Records contained in a dataset:
^^^^

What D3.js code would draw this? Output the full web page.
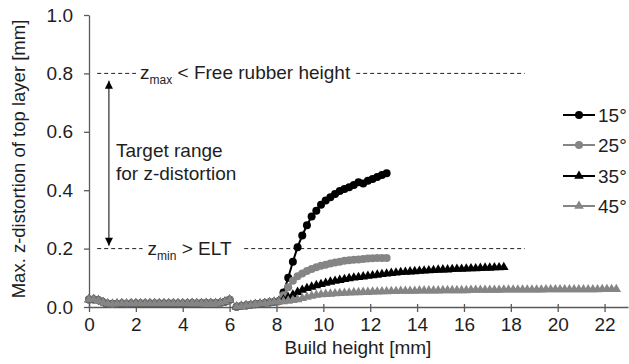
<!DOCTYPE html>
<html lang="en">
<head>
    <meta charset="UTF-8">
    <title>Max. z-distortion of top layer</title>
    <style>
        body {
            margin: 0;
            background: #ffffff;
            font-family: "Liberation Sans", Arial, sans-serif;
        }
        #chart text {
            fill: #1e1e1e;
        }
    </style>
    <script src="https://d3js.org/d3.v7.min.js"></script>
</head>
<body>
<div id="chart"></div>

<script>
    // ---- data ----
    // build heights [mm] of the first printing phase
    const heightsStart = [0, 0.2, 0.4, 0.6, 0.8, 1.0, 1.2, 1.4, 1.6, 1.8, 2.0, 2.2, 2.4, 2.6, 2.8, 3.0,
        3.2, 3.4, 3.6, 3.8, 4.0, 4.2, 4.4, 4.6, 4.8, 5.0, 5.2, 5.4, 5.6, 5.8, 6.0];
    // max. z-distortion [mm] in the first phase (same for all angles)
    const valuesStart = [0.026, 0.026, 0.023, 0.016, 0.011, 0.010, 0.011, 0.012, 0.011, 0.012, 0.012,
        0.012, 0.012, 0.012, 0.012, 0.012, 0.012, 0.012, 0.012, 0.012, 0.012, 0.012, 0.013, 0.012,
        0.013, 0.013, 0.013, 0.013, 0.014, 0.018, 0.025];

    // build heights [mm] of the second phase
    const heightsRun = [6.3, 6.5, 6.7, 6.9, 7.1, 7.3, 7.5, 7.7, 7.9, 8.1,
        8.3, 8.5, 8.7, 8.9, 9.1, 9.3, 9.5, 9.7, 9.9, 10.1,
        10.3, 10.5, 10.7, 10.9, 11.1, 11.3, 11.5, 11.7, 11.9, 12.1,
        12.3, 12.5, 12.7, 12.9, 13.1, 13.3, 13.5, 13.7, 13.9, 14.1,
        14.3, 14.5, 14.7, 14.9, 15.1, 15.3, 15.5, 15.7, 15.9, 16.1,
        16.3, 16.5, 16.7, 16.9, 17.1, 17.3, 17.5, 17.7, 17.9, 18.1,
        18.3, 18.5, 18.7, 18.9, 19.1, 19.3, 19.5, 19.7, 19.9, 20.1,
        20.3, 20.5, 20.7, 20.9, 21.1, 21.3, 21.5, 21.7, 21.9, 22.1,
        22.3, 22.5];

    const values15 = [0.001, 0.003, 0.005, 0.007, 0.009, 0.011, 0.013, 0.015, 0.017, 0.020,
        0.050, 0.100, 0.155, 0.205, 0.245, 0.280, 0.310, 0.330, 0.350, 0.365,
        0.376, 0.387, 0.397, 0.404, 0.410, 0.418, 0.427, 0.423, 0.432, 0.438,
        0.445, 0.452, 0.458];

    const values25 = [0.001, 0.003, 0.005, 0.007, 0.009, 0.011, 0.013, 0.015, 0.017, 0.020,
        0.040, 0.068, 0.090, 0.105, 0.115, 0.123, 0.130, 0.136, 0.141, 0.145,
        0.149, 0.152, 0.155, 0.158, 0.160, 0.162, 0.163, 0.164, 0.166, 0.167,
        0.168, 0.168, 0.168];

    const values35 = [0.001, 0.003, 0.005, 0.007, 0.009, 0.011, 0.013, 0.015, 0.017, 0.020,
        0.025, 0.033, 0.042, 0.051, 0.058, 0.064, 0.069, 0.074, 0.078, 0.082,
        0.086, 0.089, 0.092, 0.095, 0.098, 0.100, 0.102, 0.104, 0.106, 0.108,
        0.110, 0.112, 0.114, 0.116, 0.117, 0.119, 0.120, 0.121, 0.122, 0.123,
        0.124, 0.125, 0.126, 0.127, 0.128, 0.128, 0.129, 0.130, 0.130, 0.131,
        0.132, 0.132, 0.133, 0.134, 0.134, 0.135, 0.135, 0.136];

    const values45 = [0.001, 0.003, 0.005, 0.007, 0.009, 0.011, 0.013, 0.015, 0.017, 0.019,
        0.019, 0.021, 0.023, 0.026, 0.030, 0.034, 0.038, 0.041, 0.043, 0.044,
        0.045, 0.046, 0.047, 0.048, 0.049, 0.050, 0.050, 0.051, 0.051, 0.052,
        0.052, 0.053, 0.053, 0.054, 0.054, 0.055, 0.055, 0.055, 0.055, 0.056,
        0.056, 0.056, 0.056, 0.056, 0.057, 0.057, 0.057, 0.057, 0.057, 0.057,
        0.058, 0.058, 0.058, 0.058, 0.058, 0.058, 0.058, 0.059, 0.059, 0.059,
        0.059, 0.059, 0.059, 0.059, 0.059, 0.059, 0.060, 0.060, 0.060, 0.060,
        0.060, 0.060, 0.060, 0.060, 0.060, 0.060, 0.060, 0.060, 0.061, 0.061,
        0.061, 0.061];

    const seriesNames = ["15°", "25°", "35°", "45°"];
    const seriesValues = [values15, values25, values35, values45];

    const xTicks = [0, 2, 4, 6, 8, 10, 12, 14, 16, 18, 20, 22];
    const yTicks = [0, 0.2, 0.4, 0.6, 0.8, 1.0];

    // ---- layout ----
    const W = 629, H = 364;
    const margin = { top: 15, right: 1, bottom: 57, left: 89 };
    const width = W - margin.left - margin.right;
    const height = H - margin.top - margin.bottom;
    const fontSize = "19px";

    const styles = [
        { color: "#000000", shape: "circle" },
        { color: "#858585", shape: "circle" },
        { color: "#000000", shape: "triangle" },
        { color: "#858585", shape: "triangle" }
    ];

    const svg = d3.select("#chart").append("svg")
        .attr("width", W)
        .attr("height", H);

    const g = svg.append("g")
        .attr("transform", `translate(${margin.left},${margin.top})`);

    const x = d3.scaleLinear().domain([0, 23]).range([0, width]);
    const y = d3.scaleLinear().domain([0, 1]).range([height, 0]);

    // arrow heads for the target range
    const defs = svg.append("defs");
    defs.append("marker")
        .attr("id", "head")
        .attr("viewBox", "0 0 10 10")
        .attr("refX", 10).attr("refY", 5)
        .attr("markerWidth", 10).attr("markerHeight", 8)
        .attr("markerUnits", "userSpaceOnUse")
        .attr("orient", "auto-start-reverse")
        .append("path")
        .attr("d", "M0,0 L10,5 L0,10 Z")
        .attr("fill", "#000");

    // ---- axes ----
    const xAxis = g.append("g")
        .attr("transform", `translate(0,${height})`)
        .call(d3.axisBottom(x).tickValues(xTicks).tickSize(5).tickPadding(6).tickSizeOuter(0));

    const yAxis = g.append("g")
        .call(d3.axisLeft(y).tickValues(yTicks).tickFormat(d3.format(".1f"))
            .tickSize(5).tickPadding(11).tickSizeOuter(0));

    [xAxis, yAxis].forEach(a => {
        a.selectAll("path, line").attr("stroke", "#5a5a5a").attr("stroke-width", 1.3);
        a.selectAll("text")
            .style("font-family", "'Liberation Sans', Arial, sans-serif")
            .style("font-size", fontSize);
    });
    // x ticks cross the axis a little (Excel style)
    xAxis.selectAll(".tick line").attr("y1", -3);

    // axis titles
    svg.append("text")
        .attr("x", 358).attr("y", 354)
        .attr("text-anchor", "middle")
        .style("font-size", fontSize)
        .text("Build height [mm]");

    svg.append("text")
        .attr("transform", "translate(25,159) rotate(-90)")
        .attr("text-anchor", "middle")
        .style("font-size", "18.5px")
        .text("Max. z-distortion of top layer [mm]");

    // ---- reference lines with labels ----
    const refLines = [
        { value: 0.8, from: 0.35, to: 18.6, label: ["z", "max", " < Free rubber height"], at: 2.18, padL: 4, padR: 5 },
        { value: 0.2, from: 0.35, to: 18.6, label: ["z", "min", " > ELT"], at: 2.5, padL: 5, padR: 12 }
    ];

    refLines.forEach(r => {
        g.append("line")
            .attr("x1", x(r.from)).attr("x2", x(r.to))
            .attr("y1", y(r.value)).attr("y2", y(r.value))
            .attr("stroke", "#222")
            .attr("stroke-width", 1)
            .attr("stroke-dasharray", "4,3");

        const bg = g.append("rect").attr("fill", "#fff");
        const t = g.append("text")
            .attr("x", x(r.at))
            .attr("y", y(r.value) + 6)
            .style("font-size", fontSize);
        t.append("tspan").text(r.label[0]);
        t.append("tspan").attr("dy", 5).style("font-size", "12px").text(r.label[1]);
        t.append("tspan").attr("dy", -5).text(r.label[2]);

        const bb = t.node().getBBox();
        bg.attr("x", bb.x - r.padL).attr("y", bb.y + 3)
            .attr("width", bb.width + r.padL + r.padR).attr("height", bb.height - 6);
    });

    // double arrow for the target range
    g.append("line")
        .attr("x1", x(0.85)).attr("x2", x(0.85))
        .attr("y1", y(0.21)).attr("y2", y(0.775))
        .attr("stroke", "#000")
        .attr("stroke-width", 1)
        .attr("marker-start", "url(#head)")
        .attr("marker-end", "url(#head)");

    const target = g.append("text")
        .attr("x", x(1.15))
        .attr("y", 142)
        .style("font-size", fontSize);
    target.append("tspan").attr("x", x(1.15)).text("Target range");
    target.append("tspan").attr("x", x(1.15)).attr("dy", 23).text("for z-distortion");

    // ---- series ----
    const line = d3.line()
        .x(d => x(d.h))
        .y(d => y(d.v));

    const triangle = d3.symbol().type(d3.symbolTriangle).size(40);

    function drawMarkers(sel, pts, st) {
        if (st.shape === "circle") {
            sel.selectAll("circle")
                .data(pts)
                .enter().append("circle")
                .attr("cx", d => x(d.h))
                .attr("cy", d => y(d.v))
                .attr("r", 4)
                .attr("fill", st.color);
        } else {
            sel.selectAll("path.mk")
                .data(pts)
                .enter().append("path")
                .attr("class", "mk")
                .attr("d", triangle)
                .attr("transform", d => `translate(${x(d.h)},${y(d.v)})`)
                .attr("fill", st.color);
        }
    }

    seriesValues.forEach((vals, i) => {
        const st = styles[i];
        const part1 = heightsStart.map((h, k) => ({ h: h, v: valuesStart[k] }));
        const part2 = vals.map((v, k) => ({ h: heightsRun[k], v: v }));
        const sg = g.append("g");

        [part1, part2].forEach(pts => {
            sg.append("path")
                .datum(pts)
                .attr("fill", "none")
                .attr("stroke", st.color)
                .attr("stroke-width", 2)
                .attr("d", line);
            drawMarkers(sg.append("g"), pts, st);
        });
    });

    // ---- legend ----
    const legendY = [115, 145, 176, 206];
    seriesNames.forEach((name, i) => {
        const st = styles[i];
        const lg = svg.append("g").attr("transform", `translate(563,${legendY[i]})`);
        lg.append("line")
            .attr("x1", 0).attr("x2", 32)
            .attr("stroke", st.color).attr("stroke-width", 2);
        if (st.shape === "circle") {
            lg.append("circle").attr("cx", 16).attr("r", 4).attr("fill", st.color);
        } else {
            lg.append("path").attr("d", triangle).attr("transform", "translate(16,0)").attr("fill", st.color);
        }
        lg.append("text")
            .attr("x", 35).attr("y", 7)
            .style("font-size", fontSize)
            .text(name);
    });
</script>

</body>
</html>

^^^^

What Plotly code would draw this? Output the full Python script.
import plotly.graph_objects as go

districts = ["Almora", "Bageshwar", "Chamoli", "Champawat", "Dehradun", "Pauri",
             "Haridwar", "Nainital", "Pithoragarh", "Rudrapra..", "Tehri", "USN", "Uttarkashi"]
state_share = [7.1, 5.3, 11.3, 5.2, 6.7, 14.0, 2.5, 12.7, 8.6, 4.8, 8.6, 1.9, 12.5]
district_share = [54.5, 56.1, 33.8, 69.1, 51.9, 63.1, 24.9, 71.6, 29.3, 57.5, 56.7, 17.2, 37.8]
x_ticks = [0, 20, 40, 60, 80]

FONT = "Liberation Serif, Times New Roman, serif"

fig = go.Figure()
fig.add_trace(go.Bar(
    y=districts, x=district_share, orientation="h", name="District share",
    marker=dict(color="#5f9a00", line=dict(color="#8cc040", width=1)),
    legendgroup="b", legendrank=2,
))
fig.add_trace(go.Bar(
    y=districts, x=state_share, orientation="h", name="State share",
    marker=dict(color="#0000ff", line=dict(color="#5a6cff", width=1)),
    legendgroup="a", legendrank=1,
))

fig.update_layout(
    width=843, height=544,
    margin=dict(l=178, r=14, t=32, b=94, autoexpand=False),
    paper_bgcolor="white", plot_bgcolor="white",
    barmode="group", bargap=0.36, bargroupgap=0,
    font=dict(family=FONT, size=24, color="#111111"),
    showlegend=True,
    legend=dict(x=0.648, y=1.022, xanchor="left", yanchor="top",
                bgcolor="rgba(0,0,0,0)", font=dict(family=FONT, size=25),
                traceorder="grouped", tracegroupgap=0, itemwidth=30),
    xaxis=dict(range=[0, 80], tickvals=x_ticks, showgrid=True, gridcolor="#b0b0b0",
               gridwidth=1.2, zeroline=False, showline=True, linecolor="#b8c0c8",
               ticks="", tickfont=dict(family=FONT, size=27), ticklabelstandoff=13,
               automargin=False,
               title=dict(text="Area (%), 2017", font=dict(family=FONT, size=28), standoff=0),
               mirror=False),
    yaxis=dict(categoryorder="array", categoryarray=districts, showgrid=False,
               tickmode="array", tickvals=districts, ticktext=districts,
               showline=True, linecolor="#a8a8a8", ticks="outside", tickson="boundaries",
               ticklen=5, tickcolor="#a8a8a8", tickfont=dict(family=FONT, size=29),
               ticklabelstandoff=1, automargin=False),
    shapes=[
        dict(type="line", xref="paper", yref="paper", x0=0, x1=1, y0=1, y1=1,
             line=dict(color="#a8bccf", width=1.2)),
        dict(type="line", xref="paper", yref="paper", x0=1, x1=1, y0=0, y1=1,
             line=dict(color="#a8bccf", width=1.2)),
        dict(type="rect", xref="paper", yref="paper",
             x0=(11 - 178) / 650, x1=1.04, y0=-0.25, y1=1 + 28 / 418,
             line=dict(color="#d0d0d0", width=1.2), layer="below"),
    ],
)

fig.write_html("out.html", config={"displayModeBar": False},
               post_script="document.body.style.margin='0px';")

^^^^

- SHORT EXERCISE
Copy the lines above exactly, starting at the one with "What D3.js code" and ending at the one with "0.013, 0.013, 0.013, 0.013, 0.014, 0.018, 0.025];", both included. Leave out any pictures and add nothing else.

- WORKED ANSWER
What D3.js code would draw this? Output the full web page.
<!DOCTYPE html>
<html lang="en">
<head>
    <meta charset="UTF-8">
    <title>Max. z-distortion of top layer</title>
    <style>
        body {
            margin: 0;
            background: #ffffff;
            font-family: "Liberation Sans", Arial, sans-serif;
        }
        #chart text {
            fill: #1e1e1e;
        }
    </style>
    <script src="https://d3js.org/d3.v7.min.js"></script>
</head>
<body>
<div id="chart"></div>

<script>
    // ---- data ----
    // build heights [mm] of the first printing phase
    const heightsStart = [0, 0.2, 0.4, 0.6, 0.8, 1.0, 1.2, 1.4, 1.6, 1.8, 2.0, 2.2, 2.4, 2.6, 2.8, 3.0,
        3.2, 3.4, 3.6, 3.8, 4.0, 4.2, 4.4, 4.6, 4.8, 5.0, 5.2, 5.4, 5.6, 5.8, 6.0];
    // max. z-distortion [mm] in the first phase (same for all angles)
    const valuesStart = [0.026, 0.026, 0.023, 0.016, 0.011, 0.010, 0.011, 0.012, 0.011, 0.012, 0.012,
        0.012, 0.012, 0.012, 0.012, 0.012, 0.012, 0.012, 0.012, 0.012, 0.012, 0.012, 0.013, 0.012,
        0.013, 0.013, 0.013, 0.013, 0.014, 0.018, 0.025];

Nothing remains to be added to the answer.